Mura scrostate, tavoli angusti dove sedeva l’accusa in condizioni di precarietà anche solo per girare le carte, un po’ più comoda la difesa degli imputati, un freddo tremendo, trasformatosi poi nel pomeriggio in una vera sauna per tutti, veramente poca pulizia, ma pazienza.
Però malgrado non fossimo nel salotto buono della giustizia, questo va detto, nessuno si sarebbe mai aspettato – almeno noi – che il pm Nino Di Matteo non fosse presente.
È vero che Riina, il capo di Cosa nostra di tanti anni fa, parlando con un soggetto in carcere, uno che criminale quanto lui si intendevano, pare abbia detto: “Nino Di Matteo lo uccido come un tonno”, e ancora alla domanda su come avrebbe fatto sembra abbia risposto: “Al processo ci dovrà venire”. Ma che lo Stato desse tanta soddisfazione a Riina dopo 20 anni, non ce lo aspettavamo davvero.
Anche considerando che Brusca quando è arrivato in Aula, era circondato dal fior fiore del Gom: 10 ragazzi aitanti tutti per lui pronti a farsi ammazzare.
La domanda ci ha perseguitato fino a sera: ma come può uno Stato accettare di assecondare le minacce di un soggetto come Riina Salvatore, intimidazioni verso uno dei suoi magistrati, dei suoi uomini istituzionali?
È ovvio, Riina avrebbe tuonato davvero contro il pm Di Matteo proprio perché resosi conto di essere stato preso in giro da chi gli fece promesse sull’annullamento del 41 bis.

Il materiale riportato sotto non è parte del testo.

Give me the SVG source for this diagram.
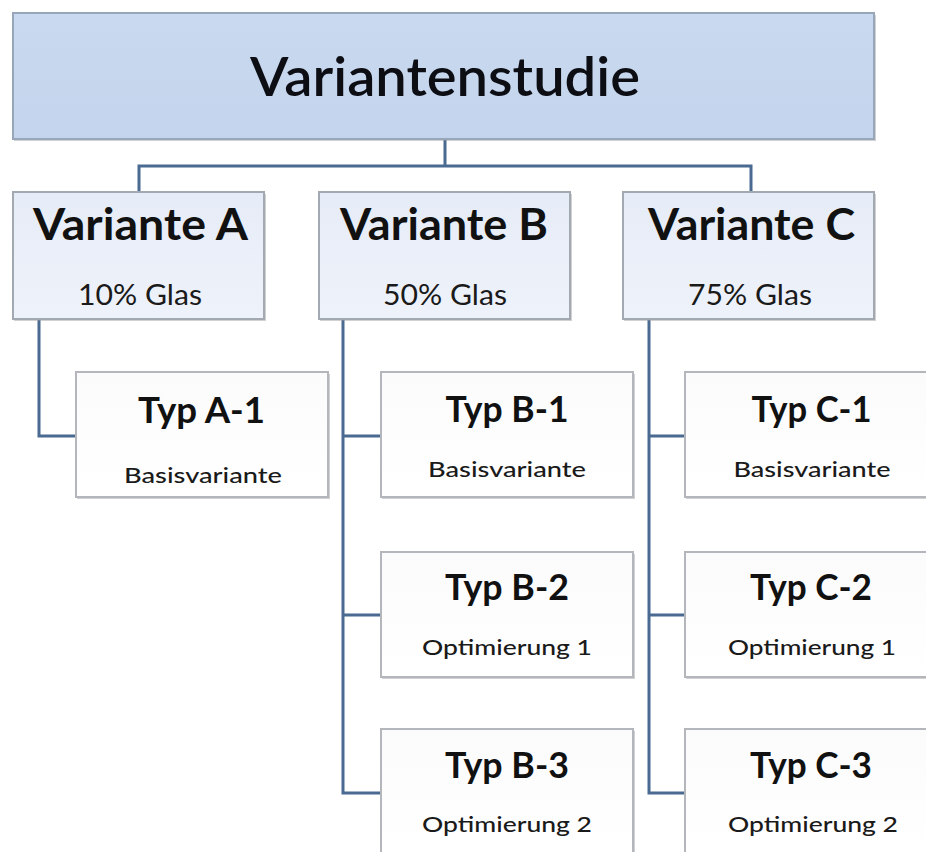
<svg xmlns="http://www.w3.org/2000/svg" width="926" height="852" viewBox="0 0 926 852">
<defs>
<linearGradient id="gTop" x1="0" y1="0" x2="0" y2="1">
<stop offset="0" stop-color="#c9d9ef"/><stop offset="1" stop-color="#c3d4ec"/>
</linearGradient>
<linearGradient id="gMid" x1="0" y1="0" x2="0" y2="1">
<stop offset="0" stop-color="#e6ecf7"/><stop offset="1" stop-color="#eef2fa"/>
</linearGradient>
<linearGradient id="gLow" x1="0" y1="0" x2="0" y2="1">
<stop offset="0" stop-color="#fbfbfc"/><stop offset="1" stop-color="#ffffff"/>
</linearGradient>
</defs>
<style>
.shadow{fill:#9a9a9a;opacity:0.45}
.top{fill:url(#gTop);stroke:#97a6b8;stroke-width:2}
.mid{fill:url(#gMid);stroke:#a3a9b1;stroke-width:2}
.low{fill:url(#gLow);stroke:#b3b6ba;stroke-width:2}
text{font-family:Lato,"Liberation Sans",sans-serif;fill:#111;text-anchor:middle}
.t0{font-size:53px;font-weight:600;fill:#0d0d14}
.t1{font-size:43px;font-weight:bold}
.t2{font-size:29px;fill:#1a1a1a}
.t3{font-size:36px;font-weight:bold}
.t4{font-size:22px;fill:#1a1a1a;font-weight:500}
.conn{fill:none;stroke:#4b6a92;stroke-width:3}
</style>
<rect width="926" height="852" fill="#ffffff"/>
<g id="connectors">
<path class="conn" d="M445,139 V166 M139,192 V166 H751 V192"/>
<path class="conn" d="M39,319 V436 H76"/>
<path class="conn" d="M343,319 V793 H381 M343,436 H381 M343,615 H381"/>
<path class="conn" d="M649,319 V793 H685 M649,436 H685 M649,615 H685"/>
</g>
<g id="root">
<rect class="shadow" x="14" y="15" width="862" height="126"/>
<rect class="top" x="13" y="13" width="861" height="126"/>
<text class="t0" x="445" y="96" textLength="390" lengthAdjust="spacingAndGlyphs">Variantenstudie</text>
</g>
<g id="varA">
<rect class="shadow" x="14" y="194" width="252" height="127"/>
<rect class="mid" x="13" y="192" width="251" height="127"/>
<text class="t1" x="140.5" y="240" textLength="215" lengthAdjust="spacingAndGlyphs">Variante A</text>
<text class="t2" x="140" y="305" textLength="124" lengthAdjust="spacingAndGlyphs">10% Glas</text>
</g>
<g id="varB">
<rect class="shadow" x="320" y="194" width="252" height="127"/>
<rect class="mid" x="319" y="192" width="251" height="127"/>
<text class="t1" x="444" y="240" textLength="208" lengthAdjust="spacingAndGlyphs">Variante B</text>
<text class="t2" x="445" y="305" textLength="124" lengthAdjust="spacingAndGlyphs">50% Glas</text>
</g>
<g id="varC">
<rect class="shadow" x="624" y="194" width="252" height="127"/>
<rect class="mid" x="623" y="192" width="251" height="127"/>
<text class="t1" x="751.5" y="240" textLength="207" lengthAdjust="spacingAndGlyphs">Variante C</text>
<text class="t2" x="750" y="305" textLength="124" lengthAdjust="spacingAndGlyphs">75% Glas</text>
</g>
<g id="typA1">
<rect class="shadow" x="77" y="374" width="253" height="125"/>
<rect class="low" x="76" y="372" width="252" height="125"/>
<text class="t3" x="201.5" y="423" textLength="127" lengthAdjust="spacingAndGlyphs">Typ A-1</text>
<text class="t4" x="203" y="483" textLength="158" lengthAdjust="spacingAndGlyphs">Basisvariante</text>
</g>
<g id="typB1">
<rect class="shadow" x="382" y="374" width="253" height="125"/>
<rect class="low" x="381" y="372" width="252" height="125"/>
<text class="t3" x="507" y="422" textLength="123" lengthAdjust="spacingAndGlyphs">Typ B-1</text>
<text class="t4" x="507" y="477" textLength="158" lengthAdjust="spacingAndGlyphs">Basisvariante</text>
</g>
<g id="typB2">
<rect class="shadow" x="382" y="554" width="253" height="125"/>
<rect class="low" x="381" y="552" width="252" height="125"/>
<text class="t3" x="507" y="600" textLength="124" lengthAdjust="spacingAndGlyphs">Typ B-2</text>
<text class="t4" x="507" y="655" textLength="170" lengthAdjust="spacingAndGlyphs">Optimierung 1</text>
</g>
<g id="typB3">
<rect class="shadow" x="382" y="731" width="253" height="125"/>
<rect class="low" x="381" y="729" width="252" height="125"/>
<text class="t3" x="507" y="778" textLength="124" lengthAdjust="spacingAndGlyphs">Typ B-3</text>
<text class="t4" x="507" y="832" textLength="170" lengthAdjust="spacingAndGlyphs">Optimierung 2</text>
</g>
<g id="typC1">
<rect class="shadow" x="686" y="374" width="253" height="125"/>
<rect class="low" x="685" y="372" width="252" height="125"/>
<text class="t3" x="811.5" y="422" textLength="120" lengthAdjust="spacingAndGlyphs">Typ C-1</text>
<text class="t4" x="812" y="477" textLength="157" lengthAdjust="spacingAndGlyphs">Basisvariante</text>
</g>
<g id="typC2">
<rect class="shadow" x="686" y="554" width="253" height="125"/>
<rect class="low" x="685" y="552" width="252" height="125"/>
<text class="t3" x="811" y="600" textLength="122" lengthAdjust="spacingAndGlyphs">Typ C-2</text>
<text class="t4" x="812" y="655" textLength="168" lengthAdjust="spacingAndGlyphs">Optimierung 1</text>
</g>
<g id="typC3">
<rect class="shadow" x="686" y="731" width="253" height="125"/>
<rect class="low" x="685" y="729" width="252" height="125"/>
<text class="t3" x="811" y="778" textLength="122" lengthAdjust="spacingAndGlyphs">Typ C-3</text>
<text class="t4" x="813" y="832" textLength="170" lengthAdjust="spacingAndGlyphs">Optimierung 2</text>
</g>
</svg>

Non vuole fare brutta figura con suoi uomini e, così arrabbiato, ha minacciato Di Matteo.
Oppure più semplicemente bisognava ancora di più rendere difficoltoso quel processo sulla Trattativa Stato-mafia che pare siamo davvero in pochi a volerlo e le minacce di Riina hanno finito con l’ottenere l’effetto sperato.
Ci sta tutto, ma, ora davvero bisogna che poniamo il quesito:
Ma dove viviamo? In quale Paese del mondo civilizzato lo Stato darebbe a Riina la possibilità di sentirsi tanto importante? Come del resto ha dimostrato di sentirsi.
Se sono bastate minacce mafiose, come si farà a cambiare questo Paese, a renderlo senza mafia, con le processioni laiche?
La risposta da dare a Riina da parte di uno Stato democratico era solo una: far venire Di Matteo a Milano in tutta sicurezza, quella sicurezza che ogni Stato deve garantire a tutti i cittadini, invece siamo ancora come 20 anni fa quando qualcuno ha consegnato a Riina le chiavi di Firenze, nessuno ha potuto aiutarci e noi abbiamo subito tutta l’incapacità dello Stato a tutelarci nei nostri letti all’1:04.
È per questo che vado fuori tema e dico: ma quale cultura si propone di sponsorizzare a Firenze il Governo il 27 Maggio prossimo se siamo ancora ad avere paura del tritolo di Riina?